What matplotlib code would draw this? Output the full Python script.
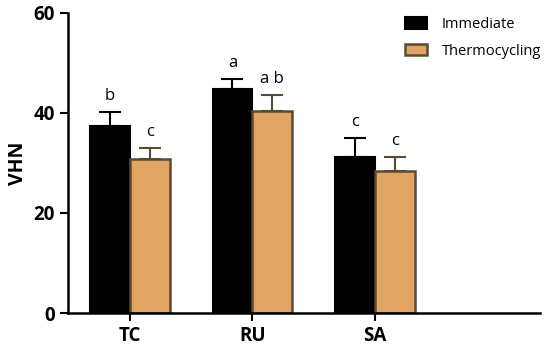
import numpy as np
import matplotlib.pyplot as plt

plt.rcParams['font.family'] = ['Open Sans', 'DejaVu Sans']

groups = ['TC', 'RU', 'SA']
immediate = [37.3, 44.8, 31.2]
immediate_err = [2.8, 2.0, 3.7]
thermo = [30.7, 40.4, 28.3]
thermo_err = [2.2, 3.2, 2.8]
letters_imm = ['b', 'a', 'c']
letters_thermo = ['c', 'a b', 'c']

fig = plt.figure(figsize=(5.5, 3.53), dpi=100)
ax = fig.add_axes([0.1236, 0.1133, 0.8584, 0.85])

x = np.arange(len(groups))
w = 0.325
brown = '#5b4a33'
orange = '#e2a462'

ax.bar(x - w/2, immediate, w, color='black', edgecolor='black', linewidth=1.5,
       yerr=[np.zeros(3), immediate_err], error_kw=dict(ecolor='black', elinewidth=1.5, capsize=8, capthick=1.5),
       label='Immediate', zorder=2)
ax.bar(x + w/2, thermo, w, color=orange, edgecolor=brown, linewidth=1.8,
       yerr=[np.zeros(3), thermo_err], error_kw=dict(ecolor=brown, elinewidth=1.5, capsize=8, capthick=1.5),
       label='Thermocycling', zorder=2)

# significance letters above the error bars
for i in range(3):
    ax.annotate(letters_imm[i], (x[i] - w/2, immediate[i] + immediate_err[i]), xytext=(0, 6),
                textcoords='offset points', ha='center', va='bottom', fontsize=12)
    ax.annotate(letters_thermo[i], (x[i] + w/2, thermo[i] + thermo_err[i]), xytext=(0, 6),
                textcoords='offset points', ha='center', va='bottom', fontsize=12)

ax.set_ylim(0, 60)
ax.set_xlim(-0.506, 3.35)
ax.set_yticks([0, 20, 40, 60])
ax.set_xticks(x)
ax.set_xticklabels(groups)
ax.set_ylabel('VHN', fontsize=14, fontweight='bold', labelpad=4)
ax.tick_params(axis='both', labelsize=13.5, width=1.5, length=6)
for lab in ax.get_xticklabels() + ax.get_yticklabels():
    lab.set_fontweight('bold')
for s in ['top', 'right']:
    ax.spines[s].set_visible(False)
for s in ['left', 'bottom']:
    ax.spines[s].set_linewidth(1.8)

ax.legend(loc='upper right', bbox_to_anchor=(1.03, 1.03), frameon=False, fontsize=10.5,
          handlelength=1.5, handleheight=0.8, handletextpad=1.0, labelspacing=0.8)

fig.savefig('out.png', dpi=100)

-*-*-

◆ **Given problem**
The data above should be repeated exactly, minus any pictures.

◆ **The solution**
What matplotlib code would draw this? Output the full Python script.
import numpy as np
import matplotlib.pyplot as plt

plt.rcParams['font.family'] = ['Open Sans', 'DejaVu Sans']

groups = ['TC', 'RU', 'SA']
immediate = [37.3, 44.8, 31.2]
immediate_err = [2.8, 2.0, 3.7]
thermo = [30.7, 40.4, 28.3]
thermo_err = [2.2, 3.2, 2.8]
letters_imm = ['b', 'a', 'c']
letters_thermo = ['c', 'a b', 'c']

fig = plt.figure(figsize=(5.5, 3.53), dpi=100)
ax = fig.add_axes([0.1236, 0.1133, 0.8584, 0.85])

x = np.arange(len(groups))
w = 0.325
brown = '#5b4a33'
orange = '#e2a462'

ax.bar(x - w/2, immediate, w, color='black', edgecolor='black', linewidth=1.5,
       yerr=[np.zeros(3), immediate_err], error_kw=dict(ecolor='black', elinewidth=1.5, capsize=8, capthick=1.5),
       label='Immediate', zorder=2)
ax.bar(x + w/2, thermo, w, color=orange, edgecolor=brown, linewidth=1.8,
       yerr=[np.zeros(3), thermo_err], error_kw=dict(ecolor=brown, elinewidth=1.5, capsize=8, capthick=1.5),
       label='Thermocycling', zorder=2)

# significance letters above the error bars
for i in range(3):
    ax.annotate(letters_imm[i], (x[i] - w/2, immediate[i] + immediate_err[i]), xytext=(0, 6),
                textcoords='offset points', ha='center', va='bottom', fontsize=12)
    ax.annotate(letters_thermo[i], (x[i] + w/2, thermo[i] + thermo_err[i]), xytext=(0, 6),
                textcoords='offset points', ha='center', va='bottom', fontsize=12)

ax.set_ylim(0, 60)
ax.set_xlim(-0.506, 3.35)
ax.set_yticks([0, 20, 40, 60])
ax.set_xticks(x)
ax.set_xticklabels(groups)
ax.set_ylabel('VHN', fontsize=14, fontweight='bold', labelpad=4)
ax.tick_params(axis='both', labelsize=13.5, width=1.5, length=6)
for lab in ax.get_xticklabels() + ax.get_yticklabels():
    lab.set_fontweight('bold')
for s in ['top', 'right']:
    ax.spines[s].set_visible(False)
for s in ['left', 'bottom']:
    ax.spines[s].set_linewidth(1.8)

ax.legend(loc='upper right', bbox_to_anchor=(1.03, 1.03), frameon=False, fontsize=10.5,
          handlelength=1.5, handleheight=0.8, handletextpad=1.0, labelspacing=0.8)

fig.savefig('out.png', dpi=100)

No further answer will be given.